The appellees, Werdell & Thumm, are intervening petitioners in a suit for a mechanic’s lien filed against the appellants, the appellees being the contractors for the plumbing, heating, draining and gas fitting in an apartment house constructed by the appellants.

*50The court below approved the report of the master in chancery, fixing the lien of appellees at $885.22, and entered a decree thereon.

The points raised by the assignments of error reduce themselves to one, namely, that the master’s report and the decree entered thereon are against the weight of the evidence. The principal contention is that there should have been some amount awarded to the appellants for damages occasioned by delay in construction. The contract did not fix any time for the completion of the work. The appellants invoke the well-known principle that where no time is fixed in the contract for performance the law will imply that it is to be performed within a reasonable time, and we agree that such is the law.
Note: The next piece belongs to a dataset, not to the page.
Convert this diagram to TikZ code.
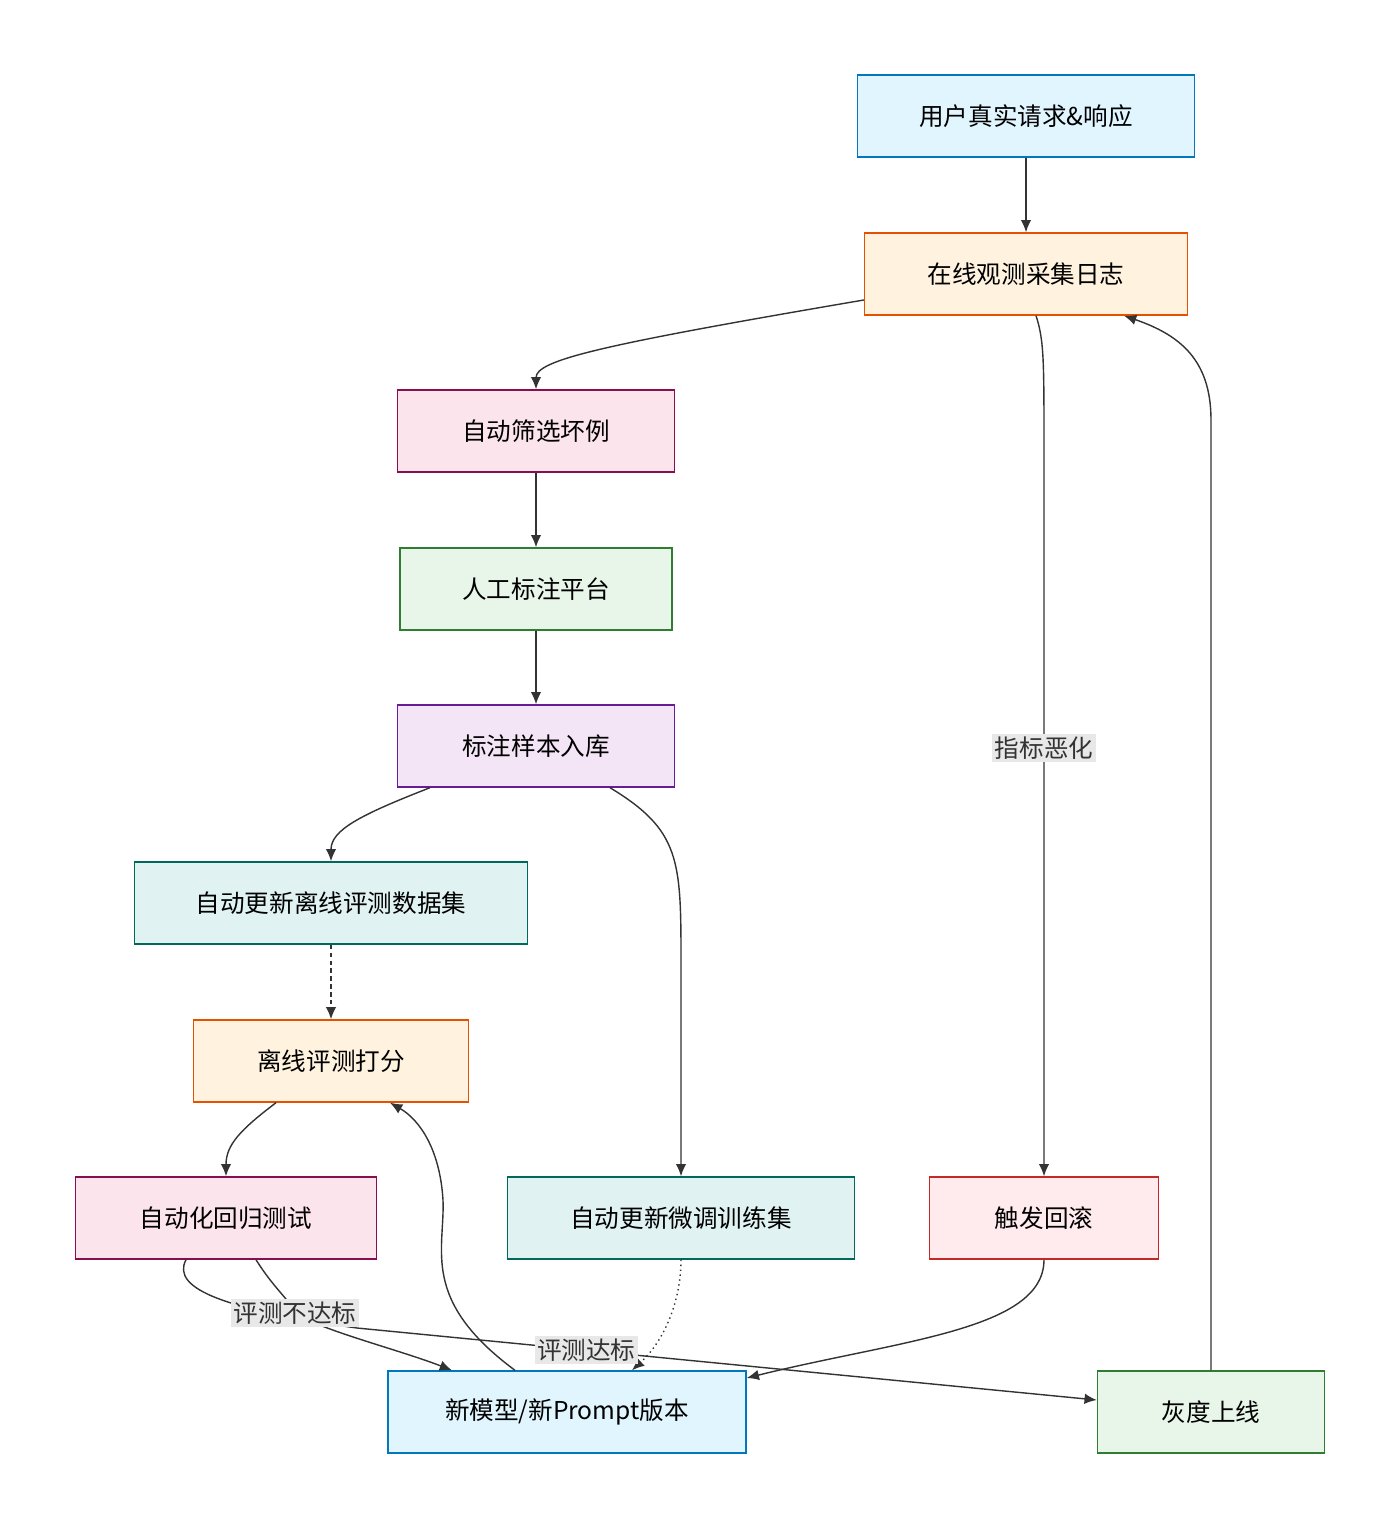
\documentclass[tikz,border=0pt]{standalone}
\usepackage{fontspec}
\setmainfont{Noto Sans CJK SC}
\usetikzlibrary{arrows.meta}
\definecolor{bluef}{HTML}{E1F5FE}\definecolor{blued}{HTML}{0277BD}
\definecolor{orangef}{HTML}{FFF3E0}\definecolor{oranged}{HTML}{E65100}
\definecolor{pinkf}{HTML}{FCE4EC}\definecolor{pinkd}{HTML}{880E4F}
\definecolor{greenf}{HTML}{E8F5E9}\definecolor{greend}{HTML}{2E7D32}
\definecolor{purplef}{HTML}{F3E5F5}\definecolor{purpled}{HTML}{6A1B9A}
\definecolor{tealf}{HTML}{E0F2F1}\definecolor{teald}{HTML}{00695C}
\definecolor{redf}{HTML}{FFEBEE}\definecolor{redd}{HTML}{C62828}
\definecolor{edgec}{HTML}{333333}
\begin{document}
\begin{tikzpicture}[x=0.02cm,y=-0.02cm]
\tikzset{every node/.style={font=\fontsize{14}{16}\selectfont,inner sep=0},
  box/.style={draw,thick,minimum height=1.64cm},
  lbl/.style={fill=black!9,inner sep=1.5pt},
  flow/.style={-{Latex[length=7pt,width=6pt]},edgec,thick}}
\useasboundingbox (0,0) rectangle (1400,1529);
    \node[box,fill=bluef,draw=blued,minimum width=6.74cm] (user) at (1026,116) {用户真实请求\&响应};
    \node[box,fill=orangef,draw=oranged,minimum width=6.46cm] (log) at (1026,274) {在线观测采集日志};
    \node[box,fill=pinkf,draw=pinkd,minimum width=5.54cm] (filter) at (536,431) {自动筛选坏例};
    \node[box,fill=greenf,draw=greend,minimum width=5.44cm] (label) at (536,589) {人工标注平台};
    \node[box,fill=purplef,draw=purpled,minimum width=5.54cm] (store) at (536,746) {标注样本入库};
    \node[box,fill=tealf,draw=teald,minimum width=7.86cm] (evalset) at (331,903) {自动更新离线评测数据集};
    \node[box,fill=orangef,draw=oranged,minimum width=5.5cm] (score) at (331,1061) {离线评测打分};
    \node[box,fill=pinkf,draw=pinkd,minimum width=6.02cm] (regress) at (226,1218) {自动化回归测试};
    \node[box,fill=tealf,draw=teald,minimum width=6.94cm] (trainset) at (681,1218) {自动更新微调训练集};
    \node[box,fill=redf,draw=redd,minimum width=4.58cm] (rollback) at (1044,1218) {触发回滚};
    \node[box,fill=bluef,draw=blued,minimum width=7.16cm] (newver) at (567,1412) {新模型/新Prompt版本};
    \node[box,fill=greenf,draw=greend,minimum width=4.54cm] (gray) at (1211,1412) {灰度上线};

    \draw[flow] (user) -- (log);
    \draw[flow] (log.west|-0,300) .. controls (600,345) and (536,360) .. (filter.north);
    \draw[flow] (filter) -- (label);
    \draw[flow] (label) -- (store);
    \draw[flow] (store.south-|430,0) .. controls (360,815) and (331,830) .. (evalset.north);
    \draw[flow] (store.south-|610,0) .. controls (680,830) and (681,860) .. (681,960) -- (trainset.north);
    \draw[flow] (log.south-|1036,0) .. controls (1044,340) and (1044,360) .. (1044,450) -- (rollback.north)
        node[lbl,pos=.41] (worse) {指标恶化};
    \draw[flow,dash pattern=on 2.5pt off 2pt] (evalset) -- (score);
    \draw[flow] (score.south-|276,0) .. controls (240,1130) and (226,1145) .. (regress.north);
    \draw[flow,dotted] (trainset.south) .. controls (681,1300) and (665,1340) .. (newver.north-|632,0);
    \draw[flow] (regress.south-|186,0) .. controls (170,1290) and (230,1310) .. (357,1328)
        -- (gray.west|-0,1400) node[lbl,pos=.31] (pass) {评测达标};
    \draw[flow] (regress.south-|256,0) .. controls (275,1290) and (290,1300) .. (295,1313)
        node[lbl] (fail) {评测不达标} .. controls (320,1330) and (400,1350) .. (newver.north-|452,0);
    \draw[flow] (newver.north-|515,0) .. controls (420,1300) and (445,1250) .. (443,1200)
        .. controls (440,1150) and (420,1120) .. (score.south-|390,0);
    \draw[flow] (rollback.south) .. controls (1044,1330) and (900,1340) .. (newver.north east|-0,1378);
    \draw[flow] (gray.north) -- (1211,420) .. controls (1211,360) and (1180,335) .. (log.south-|1124,0);
\end{tikzpicture}
\end{document}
The master in chancery and the chancellor, who seem to have considered the evidence with care, reached the conclusion that the proof did not show unreasonable delay on the part of appellees, at least that the delay in the construction of the building was not shown to have been wholly due to the appellees, and further that there was no evidence from which the damag’e to appellants by reason of delay in the construction could be ascertained. We have carefully read the testimony as it appears in the abstract and we agree with them in this conclusion. It is true that there was exasperating and what would seem to be unnecessary delay in the construction of the building, but appellees were not the only contractors. There is testimony in the record tending to show that the appellees were delayed by the carpenter contractors and that changes were made in the specifications by the architects, at least one of which was suggested by appellants, and that these changes caused delay. The architects Issued a final certificate to the appellees without making any deduction because of delay, and the superintending architect testified to the effect that while'there was delay it was not of such a character as could be properly chargeable to any one of the contractors. The architects were bv *51the contract made umpires as between the parties, and their attitude in this matter undoubtedly influenced the master and the chancellor, as we think it properly should have done.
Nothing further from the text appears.